Monday, April 10, 2017

Heaven Come Soon





This song is a song I wrote as I was grieving the loss of my Baby Lily. I was trapped in the tension of the now (not able to see and hold her or be with her) & the not yet (the hope of being able to see & hold her). Also feeling that gut sense of this is NOT how it's supposed to be. That mother's shouldn't lose their babies, death is such an unfair not natural thing. That it was never supposed to be this way. That God never intended for us to experience death, but the moment sin entered the world through Adam & Eve, death entered as well. God's heart broke & He made a plan to set things straight again by sending HIS son Jesus to pay the penalty that we should have to pay, death, FOR US.

 Until things are truly made right, that tension will always be felt. So as I sing the words "Heaven come soon, cuz this is not our home" it's a realization that this isn't the way it's supposed to be, that earth is not our final destination, that we were made for heaven & the kingdom fully come with no death & tears. The cool thing is we get to play a part in seeing the kingdom come here on earth as it is in heaven, NOW. We have a great hope because of that! That we get to see glimpses of the kingdom now even.

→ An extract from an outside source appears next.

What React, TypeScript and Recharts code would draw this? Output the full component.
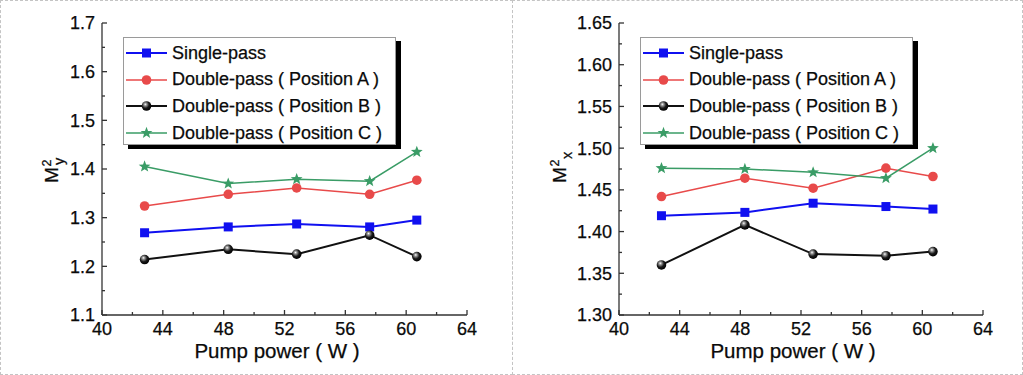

The second verse talks about me getting to see a glimpse of Lily in heaven while I was in a counseling session. I had this beautiful picture of her with beautiful golden blonde hair holding the hand of Jesus. She turned back and waived to me as if to say "I'm ok momma!" She had the brightest blue eyes & she looked SO happy! What a great comfort that was to my heart, that though I can't hold her in my arms, I know Jesus has her!

My precious Grandma Waugh who recently passed away gets to hold her & meet her too! She loves her grandbabies, it's such a cool thought.

So this song is full of longing, but also hope & great assurance that I will see Lily again.